Every sailor has a race-losing capsize tucked away in their memory bank, but for most the only thing at stake was a club or national event, not an Olympic gold medal.
Outteridge and Austin – plus all of their many supporters here in Qingdao and at home – won’t quickly forget the capsize that came next, close to the finish and robbing them of a medal of any colour at their first Olympic Games.
“We were doing so well just to keep it upright,” said Outteridge. “When we gybed we were on the lay to the finish and we were just flogging the kite the whole time and said, ‘As soon as we get a little bit of a flat spot or a lull, just get the kite off and we’ve just got to take it home.’
“We had just maybe 150 metres to go and there was a big wave, I just couldn’t steer around it and we just capsized straight into it.”
This left the way clear for the 2004 49er gold medallists Iker Martinez and Zabier Fernandez of Spain to sail through and win the medal race, and it looked like they would claim the gold followed by the second placegetters, Jan Peter and Hannes Peckolt of Germany.
But incredibly, the Danish crew in the Croatian boat came through the scattered carnage of capsized and damaged boats to finish seventh, good enough to push the Spanish and German teams into silver and bronze respectively.
Australia’s bruised and shattered crew crossed the line sixth after another capsize, for fifth overall.
Ben Austin said, “Before we went down the last run we’d decided that spinnaker up was going to be the safest option to get us down the course, and we got through the gybe and came so close…

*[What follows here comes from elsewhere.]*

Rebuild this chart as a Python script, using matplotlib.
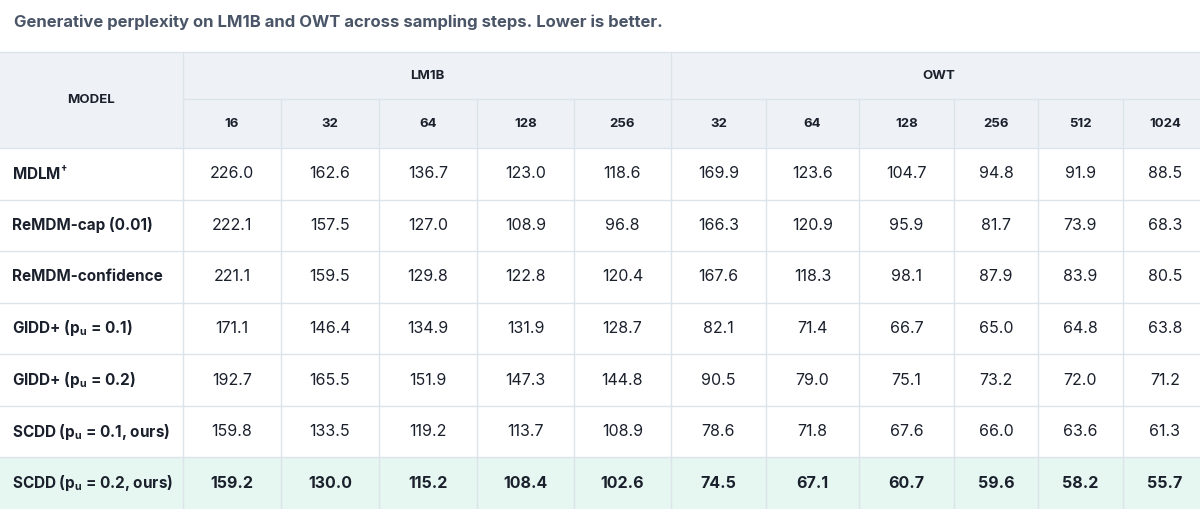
import matplotlib
matplotlib.use("Agg")
import matplotlib.pyplot as plt
from matplotlib.patches import Rectangle

plt.rcParams["font.family"] = ["Inter", "DejaVu Sans"]
plt.rcParams["mathtext.fontset"] = "custom"
plt.rcParams["mathtext.rm"] = "Inter"
plt.rcParams["mathtext.bf"] = "Inter:bold"

title = "Generative perplexity on LM1B and OWT across sampling steps. Lower is better."
lm1b_steps = ["16", "32", "64", "128", "256"]
owt_steps = ["32", "64", "128", "256", "512", "1024"]
models = [r"MDLM$^{\mathbf{\dagger}}$", "ReMDM-cap (0.01)", "ReMDM-confidence",
          r"GIDD+ ($\mathbf{p_u}$ = 0.1)", r"GIDD+ ($\mathbf{p_u}$ = 0.2)",
          r"SCDD ($\mathbf{p_u}$ = 0.1, ours)", r"SCDD ($\mathbf{p_u}$ = 0.2, ours)"]
values = [
    [226.0, 162.6, 136.7, 123.0, 118.6, 169.9, 123.6, 104.7, 94.8, 91.9, 88.5],
    [222.1, 157.5, 127.0, 108.9, 96.8, 166.3, 120.9, 95.9, 81.7, 73.9, 68.3],
    [221.1, 159.5, 129.8, 122.8, 120.4, 167.6, 118.3, 98.1, 87.9, 83.9, 80.5],
    [171.1, 146.4, 134.9, 131.9, 128.7, 82.1, 71.4, 66.7, 65.0, 64.8, 63.8],
    [192.7, 165.5, 151.9, 147.3, 144.8, 90.5, 79.0, 75.1, 73.2, 72.0, 71.2],
    [159.8, 133.5, 119.2, 113.7, 108.9, 78.6, 71.8, 67.6, 66.0, 63.6, 61.3],
    [159.2, 130.0, 115.2, 108.4, 102.6, 74.5, 67.1, 60.7, 59.6, 58.2, 55.7],
]
highlight = 6

# layout in pixels
W, H = 1200, 509
col_edges = [0, 183, 281, 379, 477, 574, 671, 766, 859, 954, 1038, 1123, 1207]
top, h1, h2 = 52, 99, 148
row_h = (H - h2) / len(models)
line_c = "#dde3ea"
head_bg = "#eef2f6"
text_c = "#1a202c"

fig = plt.figure(figsize=(W / 100, H / 100), dpi=100)
ax = fig.add_axes([0, 0, 1, 1])
ax.set_xlim(0, W)
ax.set_ylim(H, 0)
ax.axis("off")

ax.text(14, 22, title, fontsize=12, fontweight="bold", color="#4a5568", va="center")

ax.add_patch(Rectangle((0, top), W, h2 - top, color=head_bg, lw=0))
ax.add_patch(Rectangle((0, h2 + highlight * row_h), W, row_h, color="#e6f6f0", lw=0))

# header
hs = 9.5
ax.text(col_edges[1] / 2, (top + h2) / 2, "MODEL", fontsize=hs, fontweight="bold",
        color=text_c, ha="center", va="center")
ax.text((col_edges[1] + col_edges[6]) / 2, (top + h1) / 2, "LM1B", fontsize=hs,
        fontweight="bold", color=text_c, ha="center", va="center")
ax.text((col_edges[6] + col_edges[-1]) / 2, (top + h1) / 2, "OWT", fontsize=hs,
        fontweight="bold", color=text_c, ha="center", va="center")
steps = lm1b_steps + owt_steps
for j, s in enumerate(steps):
    cx = (col_edges[j + 1] + col_edges[j + 2]) / 2
    ax.text(cx, (h1 + h2) / 2, s, fontsize=hs, fontweight="bold", color=text_c,
            ha="center", va="center")

# body
for i, (m, row) in enumerate(zip(models, values)):
    cy = h2 + (i + 0.5) * row_h
    ax.text(12, cy, m, fontsize=11, fontweight="bold", color=text_c, va="center")
    for j, v in enumerate(row):
        cx = (col_edges[j + 1] + col_edges[j + 2]) / 2
        ax.text(cx, cy, f"{v:.1f}", fontsize=11.5, color=text_c, ha="center", va="center",
                fontweight="bold" if i == highlight else "normal")

# grid lines
lw = 1.0
ax.plot([0, W], [top, top], color=line_c, lw=lw)
ax.plot([col_edges[1], W], [h1, h1], color=line_c, lw=lw)
for i in range(len(models)):
    y = h2 + i * row_h
    ax.plot([0, W], [y, y], color=line_c, lw=lw)
ax.plot([col_edges[1]] * 2, [top, H], color=line_c, lw=lw)
ax.plot([col_edges[6]] * 2, [top, H], color=line_c, lw=lw)
for x in col_edges[2:-1]:
    if x != col_edges[6]:
        ax.plot([x, x], [h1, H], color=line_c, lw=lw)

fig.savefig("out.png", dpi=100)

“The waves were getting really ugly down the bottom of the course there. I don’t think there was anything we could have done.
“We had to go out and race aggressively. We had trained specifically for those conditions because we knew that that could happen here.
“The work showed, we got around the course for two and a half laps really well…
“After the first capsize we could still have had the bronze, but we damaged so much stuff in the first capsize, the spinaker was still sitting loose on the deck, the boat was just a mess and trying to get it through a gybe was just going to be really hard work.
“The waves were by far and away the biggest problem, and they were just getting bigger and bigger and bigger the whole race.
“The boat looks like we’ve just sailed across the Atlantic. It’s just trashed.
“They’re not designed for those waves, they’re designed for Sydney Harbour and flat water. Sailing them out there they’re a bit of a wild beast.”
At the time of writing a protest by the race committee against Denmark, heard by the international jury late into the night, had been adjourned until the morning of Monday, August 18 to determine the 49er medallists.
This followed the dismissal by the jury of the USA 49er team’s request for redress under RRS 62.1(a), based on an alleged improper action of the race committee.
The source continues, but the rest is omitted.